Paint It Black is more like a debut than a second novel, proving Janet Fitch’s ability to draw readers into whatever world she chooses. Eighties punk underground of L.A. comes to life in the pages, as readers are drawn into the world of Josie Tyrell.

Josie is the unlikely girlfriend of well-to-do-trying-to-play-starving-artist Michael Faraday. Her world is turned upside-down when she is called to identify his body after his suicide in a lonely motel. Josie – a runaway and art model – sits precariously on the brink of the abyss of drug and alcohol addiction as she slowly learns that her lover wasn’t what she thought he was.

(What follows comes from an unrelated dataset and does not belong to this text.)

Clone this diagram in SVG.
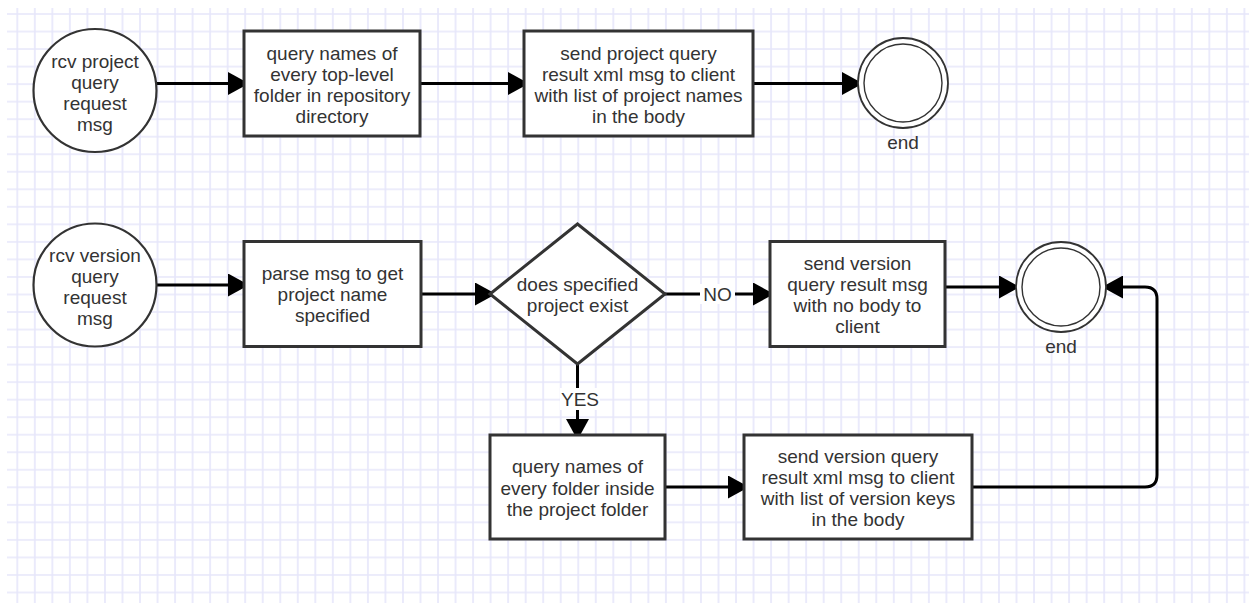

Various revelations about his childhood she gathers from his parents send her tumbling out of control. From learning that Michael had been shivering in the shadow of his father Calvin Faraday’s accomplishments, to basking too much in the glow of his mother Meredith Loewy’s love and fame, Josie discovers she knew very little about the man she loved. Calvin – an accomplished author – tries to show her a little about his son. Meredith – a world-renowned concert pianist – blatantly shows her the world Michael really came from.

In the classroom, this novel will be useful on the topics of psychology of addiction, history of the eighties particularly underground culture, and psychology of death particularly exploring stages of acceptance of the death of a loved one.